- **Given information**
## START

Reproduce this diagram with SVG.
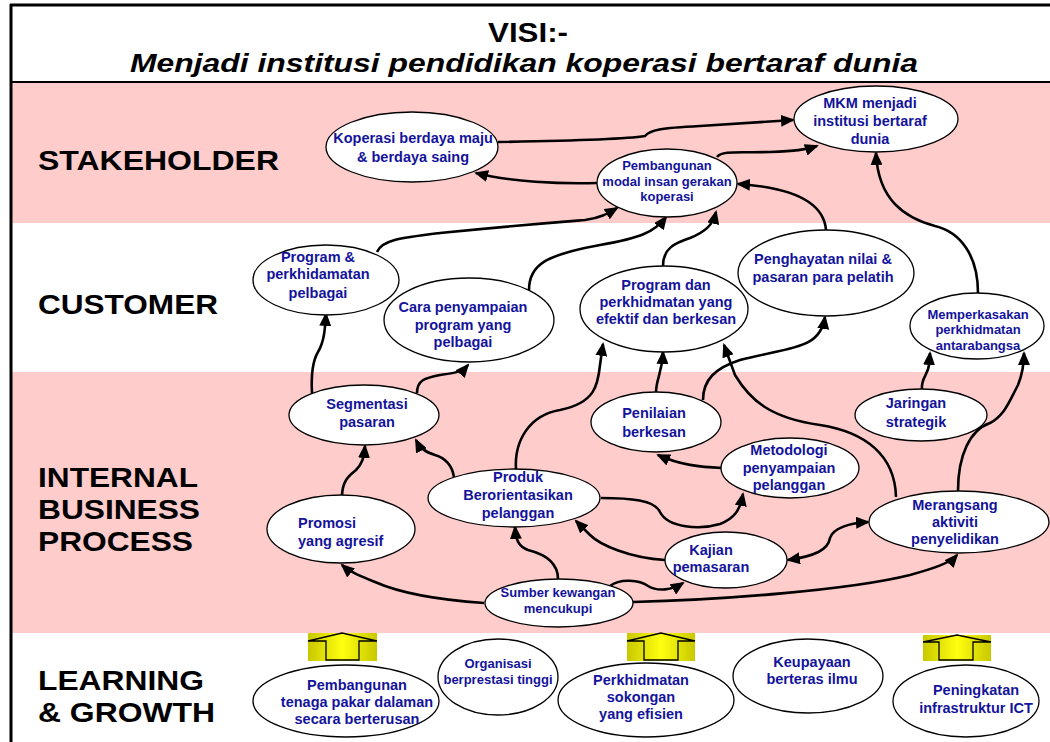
<svg xmlns="http://www.w3.org/2000/svg" width="1050" height="742" viewBox="0 0 1050 742">
<style>
.band{fill:#ffcccc}
.node ellipse{fill:#ffffff;stroke:#000000;stroke-width:1.3}
.node text{font-family:"Liberation Sans",Arial,sans-serif;font-weight:bold;font-size:14.5px;fill:#13139b;text-anchor:middle}
.node text.s{font-size:13px}
.lbl{font-family:"Liberation Sans",Arial,sans-serif;font-weight:bold;font-size:28.5px;fill:#000000}
.title{font-family:"Liberation Sans Narrow","Liberation Sans",Arial,sans-serif;font-weight:bold;fill:#000000}
#connectors path{fill:none;stroke:#000000;stroke-width:2.6;marker-end:url(#ah)}
.uparrow rect{fill:url(#yg)}
.uparrow path{fill:none;stroke:#000000;stroke-width:1.3}
</style>
<defs>
<marker id="ah" markerUnits="userSpaceOnUse" markerWidth="14" markerHeight="12" refX="12" refY="6" orient="auto">
<path d="M0,0 L14,6 L0,12 z" fill="#000000"/>
</marker>
<marker id="ahs" markerUnits="userSpaceOnUse" markerWidth="14" markerHeight="12" refX="12" refY="6" orient="auto-start-reverse">
<path d="M0,0 L14,6 L0,12 z" fill="#000000"/>
</marker>
<linearGradient id="yg" x1="0" y1="0" x2="1" y2="0">
<stop offset="0" stop-color="#c8c800"/>
<stop offset="0.5" stop-color="#ffff10"/>
<stop offset="1" stop-color="#c8c800"/>
</linearGradient>
</defs>

<rect x="0" y="0" width="1050" height="742" fill="#ffffff"/>
<rect class="band" x="11" y="83" width="1039" height="140"/>
<rect class="band" x="11" y="372" width="1039" height="261"/>
<line x1="10" y1="5" x2="1050" y2="5" stroke="#000" stroke-width="3"/>
<line x1="11" y1="4" x2="11" y2="742" stroke="#000" stroke-width="3"/>
<line x1="10" y1="82" x2="1050" y2="82" stroke="#000" stroke-width="2"/>

<text class="title" x="528" y="42" font-size="27" text-anchor="middle" textLength="80" lengthAdjust="spacingAndGlyphs">VISI:-</text>
<text class="title" x="130" y="72" font-size="26" font-style="italic" textLength="788" lengthAdjust="spacingAndGlyphs">Menjadi institusi pendidikan koperasi bertaraf dunia</text>

<text class="lbl" x="38" y="170" textLength="241" lengthAdjust="spacingAndGlyphs">STAKEHOLDER</text>
<text class="lbl" x="38" y="314" textLength="180" lengthAdjust="spacingAndGlyphs">CUSTOMER</text>
<text class="lbl" x="38" y="487" textLength="160" lengthAdjust="spacingAndGlyphs">INTERNAL</text>
<text class="lbl" x="38" y="519" textLength="162" lengthAdjust="spacingAndGlyphs">BUSINESS</text>
<text class="lbl" x="38" y="551" textLength="155" lengthAdjust="spacingAndGlyphs">PROCESS</text>
<text class="lbl" x="38" y="690" textLength="166" lengthAdjust="spacingAndGlyphs">LEARNING</text>
<text class="lbl" x="38" y="722" textLength="177" lengthAdjust="spacingAndGlyphs">&amp; GROWTH</text>

<g id="connectors">
<path d="M498,142 C560,141 620,140 645,136 C650,130 660,128 700,126 L793,120"/>
<path d="M597,183 C560,184 510,182 476,173"/>
<path d="M717,157 C722,150 740,153 770,152 C795,151 805,150 817,146"/>
<path d="M377,252 C382,240 400,238 440,233 C520,225 560,222 585,220 C600,218 607,214 617,208"/>
<path d="M529,290 C529,265 545,255 600,245 C640,238 655,232 666,217"/>
<path d="M663,266 C663,248 675,243 690,238 C705,232 713,225 716,212"/>
<path d="M826,230 C824,205 800,188 738,184"/>
<path d="M978,293 C978,255 960,232 935,226 C905,218 878,200 876,153"/>
<path d="M312,393 C311,375 312,362 318,352 C324,342 325,330 326,314"/>
<path d="M417,393 C417,380 425,378 440,375 C455,373 462,372 468,365"/>
<path d="M342,497 C342,480 350,475 356,470 C362,464 364,458 365,446"/>
<path d="M454,477 C452,465 445,458 435,455 C425,452 420,448 416,440"/>
<path d="M516,470 C514,440 530,415 560,410 C595,403 598,385 600,365 L603,344"/>
<path d="M656,393 C656,378 662,375 663,352"/>
<path d="M703,400 C703,380 715,368 740,360 C790,347 820,350 825,317"/>
<path d="M896,497 C895,455 865,432 820,425 C770,418 750,400 735,375 L724,345"/>
<path d="M722,468 C700,467 680,465 658,455"/>
<path d="M601,498 C630,498 655,500 660,512 C668,528 700,530 720,524 C735,518 740,510 743,494"/>
<path d="M665,560 C630,558 600,545 590,535 L576,521"/>
<path d="M558,579 C558,560 540,553 528,550 C518,546 516,540 515,527"/>
<path d="M484,603 C440,600 400,593 375,582 C360,576 350,572 342,565"/>
<path d="M610,586 C620,578 640,580 648,586 C658,592 672,590 683,583"/>
<path d="M633,602 C720,600 850,590 910,575 C935,568 950,563 957,555"/>
<path d="M788,560 C815,556 828,550 830,538 C833,528 850,523 868,522" marker-start="url(#ahs)"/>
<path d="M958,491 C958,455 970,430 990,423 C1005,415 1010,400 1018,385 C1022,375 1024,365 1024,353"/>
<path d="M922,389 C921,378 928,375 929,365 L930,353"/>
</g>

<g id="n-koperasi" class="node"><ellipse cx="412" cy="147" rx="86" ry="35"/><text x="413" y="143">Koperasi berdaya maju</text><text x="413" y="162">&amp; berdaya saing</text></g>
<g id="n-mkm" class="node"><ellipse cx="876" cy="119" rx="82" ry="33"/><text x="870" y="108">MKM menjadi</text><text x="870" y="126">institusi bertaraf</text><text x="870" y="144">dunia</text></g>
<g id="n-pembangunan-modal" class="node"><ellipse cx="667" cy="183" rx="70" ry="34"/><text class="s" x="667" y="170">Pembangunan</text><text class="s" x="667" y="186">modal insan gerakan</text><text class="s" x="667" y="201">koperasi</text></g>

<g id="n-program-pelbagai" class="node"><ellipse cx="326" cy="280" rx="73" ry="35"/><text x="318" y="262">Program &amp;</text><text x="318" y="279">perkhidamatan</text><text x="318" y="298">pelbagai</text></g>
<g id="n-cara" class="node"><ellipse cx="469" cy="320" rx="85" ry="42"/><text x="463" y="312">Cara penyampaian</text><text x="463" y="330">program yang</text><text x="463" y="347">pelbagai</text></g>
<g id="n-program-efektif" class="node"><ellipse cx="664" cy="309" rx="84" ry="43"/><text x="666" y="290">Program dan</text><text x="666" y="307">perkhidmatan yang</text><text x="666" y="324">efektif dan berkesan</text></g>
<g id="n-penghayatan" class="node"><ellipse cx="826" cy="273" rx="88" ry="43"/><text x="823" y="264">Penghayatan nilai &amp;</text><text x="823" y="282">pasaran para pelatih</text></g>
<g id="n-memperkasakan" class="node"><ellipse cx="977" cy="326" rx="67" ry="33"/><text class="s" x="978" y="319">Memperkasakan</text><text class="s" x="978" y="334">perkhidmatan</text><text class="s" x="978" y="350">antarabangsa</text></g>

<g id="n-segmentasi" class="node"><ellipse cx="364" cy="415" rx="75" ry="30"/><text x="367" y="409">Segmentasi</text><text x="367" y="427">pasaran</text></g>
<g id="n-penilaian" class="node"><ellipse cx="656" cy="422" rx="65" ry="30"/><text x="654" y="418">Penilaian</text><text x="654" y="437">berkesan</text></g>
<g id="n-jaringan" class="node"><ellipse cx="921" cy="415" rx="66" ry="26"/><text x="916" y="408">Jaringan</text><text x="916" y="427">strategik</text></g>
<g id="n-metodologi" class="node"><ellipse cx="790" cy="468" rx="69" ry="30"/><text x="789" y="455">Metodologi</text><text x="789" y="473">penyampaian</text><text x="789" y="490">pelanggan</text></g>
<g id="n-produk" class="node"><ellipse cx="514" cy="498" rx="86" ry="29"/><text x="518" y="482">Produk</text><text x="518" y="500">Berorientasikan</text><text x="518" y="518">pelanggan</text></g>
<g id="n-promosi" class="node"><ellipse cx="341" cy="529" rx="74" ry="34"/><text x="298" y="528" style="text-anchor:start">Promosi</text><text x="298" y="546" style="text-anchor:start">yang agresif</text></g>
<g id="n-merangsang" class="node"><ellipse cx="959" cy="522" rx="90" ry="31"/><text x="955" y="510">Merangsang</text><text x="955" y="527">aktiviti</text><text x="955" y="544">penyelidikan</text></g>
<g id="n-kajian" class="node"><ellipse cx="726" cy="560" rx="61" ry="28"/><text x="711" y="555">Kajian</text><text x="711" y="572">pemasaran</text></g>
<g id="n-sumber" class="node"><ellipse cx="559" cy="603" rx="74" ry="24"/><text class="s" x="558" y="597">Sumber kewangan</text><text class="s" x="558" y="613">mencukupi</text></g>

<g id="up1" class="uparrow"><rect x="308" y="633" width="69" height="28"/><path d="M308,641 L342,633 L377,641 L359,641 L359,660 L326,660 L326,641 Z"/></g>
<g id="up2" class="uparrow"><rect x="627" y="633" width="68" height="28"/><path d="M627,641 L661,633 L695,641 L678,641 L678,660 L644,660 L644,641 Z"/></g>
<g id="up3" class="uparrow"><rect x="923" y="635" width="68" height="26"/><path d="M923,642 L957,635 L991,642 L973,642 L973,660 L939,660 L939,642 Z"/></g>

<g id="n-tenaga" class="node"><ellipse cx="346" cy="701" rx="93" ry="36"/><text x="357" y="690">Pembangunan</text><text x="357" y="707">tenaga pakar dalaman</text><text x="357" y="724">secara berterusan</text></g>
<g id="n-organisasi" class="node"><ellipse cx="498" cy="677" rx="60" ry="38"/><text class="s" x="498" y="668">Organisasi</text><text class="s" x="498" y="684">berprestasi tinggi</text></g>
<g id="n-sokongan" class="node"><ellipse cx="646" cy="700" rx="88" ry="37"/><text x="641" y="685">Perkhidmatan</text><text x="641" y="702">sokongan</text><text x="641" y="719">yang efisien</text></g>
<g id="n-keupayaan" class="node"><ellipse cx="808" cy="676" rx="75" ry="37"/><text x="812" y="667">Keupayaan</text><text x="812" y="684">berteras ilmu</text></g>
<g id="n-ict" class="node"><ellipse cx="966" cy="701" rx="73" ry="36"/><text x="976" y="695">Peningkatan</text><text x="976" y="713">infrastruktur ICT</text></g>
</svg>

## END

- **What you should do**
Write out nothing but the lines from the start of the data through the line with "koperasi bertaraf dunia</text>". Leave out the pictures.

- **Completed task**
Reproduce this diagram with SVG.
<svg xmlns="http://www.w3.org/2000/svg" width="1050" height="742" viewBox="0 0 1050 742">
<style>
.band{fill:#ffcccc}
.node ellipse{fill:#ffffff;stroke:#000000;stroke-width:1.3}
.node text{font-family:"Liberation Sans",Arial,sans-serif;font-weight:bold;font-size:14.5px;fill:#13139b;text-anchor:middle}
.node text.s{font-size:13px}
.lbl{font-family:"Liberation Sans",Arial,sans-serif;font-weight:bold;font-size:28.5px;fill:#000000}
.title{font-family:"Liberation Sans Narrow","Liberation Sans",Arial,sans-serif;font-weight:bold;fill:#000000}
#connectors path{fill:none;stroke:#000000;stroke-width:2.6;marker-end:url(#ah)}
.uparrow rect{fill:url(#yg)}
.uparrow path{fill:none;stroke:#000000;stroke-width:1.3}
</style>
<defs>
<marker id="ah" markerUnits="userSpaceOnUse" markerWidth="14" markerHeight="12" refX="12" refY="6" orient="auto">
<path d="M0,0 L14,6 L0,12 z" fill="#000000"/>
</marker>
<marker id="ahs" markerUnits="userSpaceOnUse" markerWidth="14" markerHeight="12" refX="12" refY="6" orient="auto-start-reverse">
<path d="M0,0 L14,6 L0,12 z" fill="#000000"/>
</marker>
<linearGradient id="yg" x1="0" y1="0" x2="1" y2="0">
<stop offset="0" stop-color="#c8c800"/>
<stop offset="0.5" stop-color="#ffff10"/>
<stop offset="1" stop-color="#c8c800"/>
</linearGradient>
</defs>

<rect x="0" y="0" width="1050" height="742" fill="#ffffff"/>
<rect class="band" x="11" y="83" width="1039" height="140"/>
<rect class="band" x="11" y="372" width="1039" height="261"/>
<line x1="10" y1="5" x2="1050" y2="5" stroke="#000" stroke-width="3"/>
<line x1="11" y1="4" x2="11" y2="742" stroke="#000" stroke-width="3"/>
<line x1="10" y1="82" x2="1050" y2="82" stroke="#000" stroke-width="2"/>

<text class="title" x="528" y="42" font-size="27" text-anchor="middle" textLength="80" lengthAdjust="spacingAndGlyphs">VISI:-</text>
<text class="title" x="130" y="72" font-size="26" font-style="italic" textLength="788" lengthAdjust="spacingAndGlyphs">Menjadi institusi pendidikan koperasi bertaraf dunia</text>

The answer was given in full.